**To do:** Find and copy each line of the records where the string "HTML" shows up.

**Given entries:**

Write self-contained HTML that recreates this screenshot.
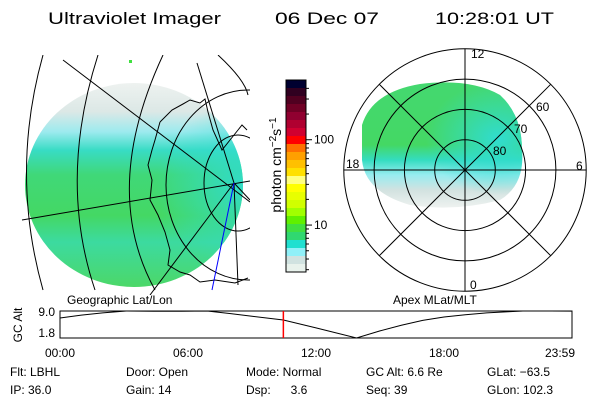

---

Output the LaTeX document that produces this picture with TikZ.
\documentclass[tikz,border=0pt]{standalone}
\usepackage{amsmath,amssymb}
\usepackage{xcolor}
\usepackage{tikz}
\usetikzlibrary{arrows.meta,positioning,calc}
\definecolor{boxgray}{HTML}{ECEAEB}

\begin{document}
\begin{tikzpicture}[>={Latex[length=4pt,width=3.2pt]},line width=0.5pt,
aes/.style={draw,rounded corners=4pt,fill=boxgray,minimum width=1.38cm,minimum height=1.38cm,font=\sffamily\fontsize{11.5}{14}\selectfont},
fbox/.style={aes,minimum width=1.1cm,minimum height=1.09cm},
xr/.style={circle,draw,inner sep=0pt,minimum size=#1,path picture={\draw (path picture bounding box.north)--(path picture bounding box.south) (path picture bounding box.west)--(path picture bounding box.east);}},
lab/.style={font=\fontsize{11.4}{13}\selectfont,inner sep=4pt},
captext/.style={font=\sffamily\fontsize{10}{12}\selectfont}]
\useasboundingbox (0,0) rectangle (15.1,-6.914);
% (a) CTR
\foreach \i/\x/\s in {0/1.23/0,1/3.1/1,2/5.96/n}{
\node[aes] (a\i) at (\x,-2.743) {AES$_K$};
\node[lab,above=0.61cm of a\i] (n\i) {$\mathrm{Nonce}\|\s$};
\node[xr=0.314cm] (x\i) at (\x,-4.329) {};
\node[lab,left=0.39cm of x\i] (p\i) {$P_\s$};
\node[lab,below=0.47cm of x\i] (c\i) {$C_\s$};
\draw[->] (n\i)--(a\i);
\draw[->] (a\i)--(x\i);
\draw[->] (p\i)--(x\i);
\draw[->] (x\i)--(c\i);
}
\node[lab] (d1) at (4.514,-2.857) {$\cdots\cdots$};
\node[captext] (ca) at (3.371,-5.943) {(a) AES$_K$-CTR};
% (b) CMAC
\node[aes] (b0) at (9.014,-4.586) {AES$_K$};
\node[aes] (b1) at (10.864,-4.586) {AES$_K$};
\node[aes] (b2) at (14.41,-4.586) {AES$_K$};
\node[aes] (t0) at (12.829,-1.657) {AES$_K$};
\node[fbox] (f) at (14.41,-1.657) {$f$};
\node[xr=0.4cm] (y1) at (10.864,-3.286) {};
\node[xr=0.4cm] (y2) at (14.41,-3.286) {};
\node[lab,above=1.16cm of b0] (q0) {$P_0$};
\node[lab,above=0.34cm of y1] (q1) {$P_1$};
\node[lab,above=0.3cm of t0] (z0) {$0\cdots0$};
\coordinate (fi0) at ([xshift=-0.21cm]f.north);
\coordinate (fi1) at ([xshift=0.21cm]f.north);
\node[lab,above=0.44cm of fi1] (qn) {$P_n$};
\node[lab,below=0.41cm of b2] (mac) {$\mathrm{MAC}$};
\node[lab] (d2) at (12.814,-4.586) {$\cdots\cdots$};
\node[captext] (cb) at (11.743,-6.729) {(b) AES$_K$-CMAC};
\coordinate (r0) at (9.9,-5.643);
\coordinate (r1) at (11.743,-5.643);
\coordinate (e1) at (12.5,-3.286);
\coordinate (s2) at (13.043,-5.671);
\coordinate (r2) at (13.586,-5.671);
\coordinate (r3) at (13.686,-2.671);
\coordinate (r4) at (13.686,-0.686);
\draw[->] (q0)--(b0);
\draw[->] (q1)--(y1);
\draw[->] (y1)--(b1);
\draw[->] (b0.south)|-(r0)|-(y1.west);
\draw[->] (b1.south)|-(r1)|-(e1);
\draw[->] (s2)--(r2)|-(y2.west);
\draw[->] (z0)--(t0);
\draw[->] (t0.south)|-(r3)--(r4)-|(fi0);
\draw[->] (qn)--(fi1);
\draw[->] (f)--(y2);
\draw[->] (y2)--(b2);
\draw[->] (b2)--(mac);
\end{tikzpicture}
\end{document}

==

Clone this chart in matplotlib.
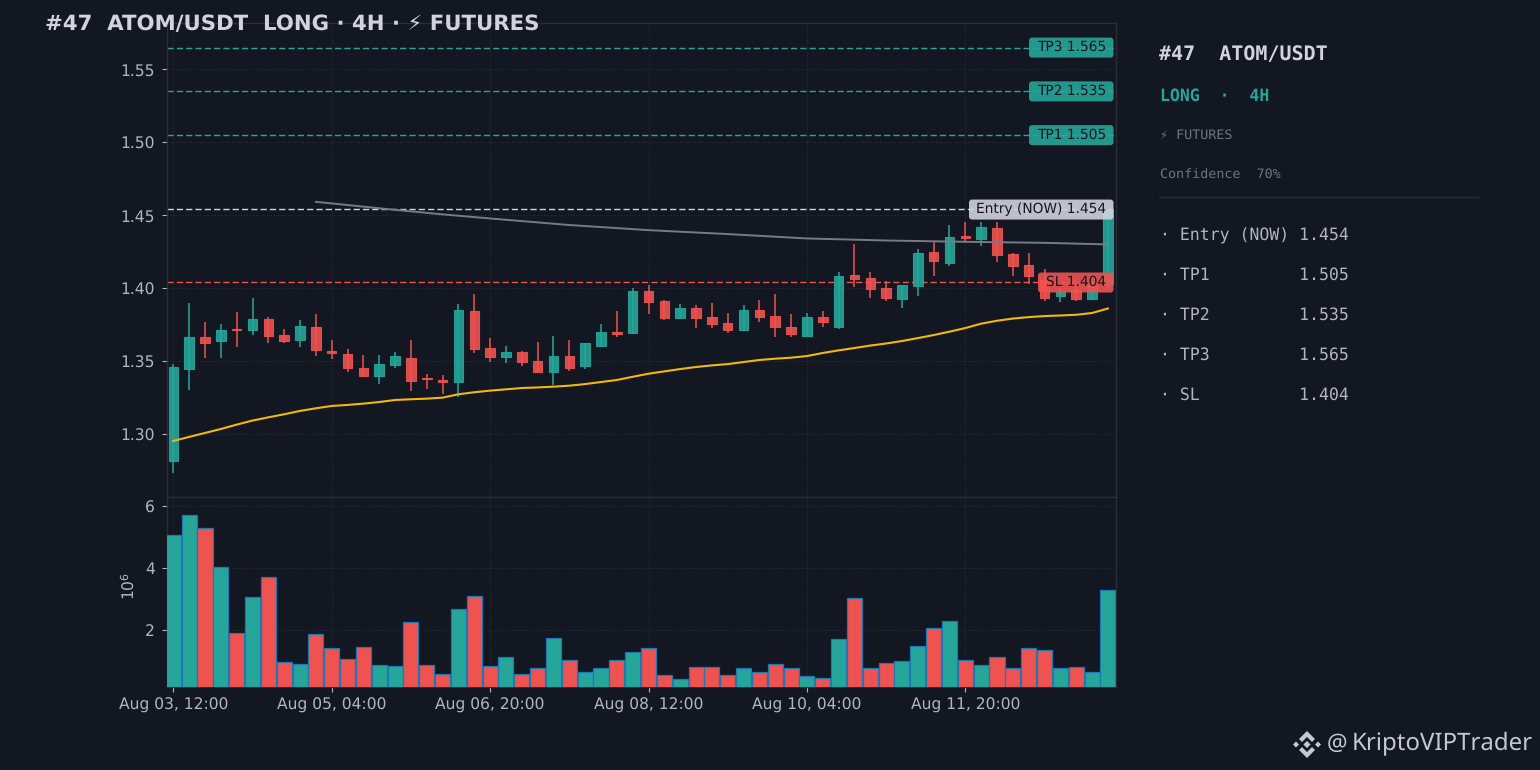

**Right answer:**
Write self-contained HTML that recreates this screenshot.
\definecolor{boxgray}{HTML}{ECEAEB}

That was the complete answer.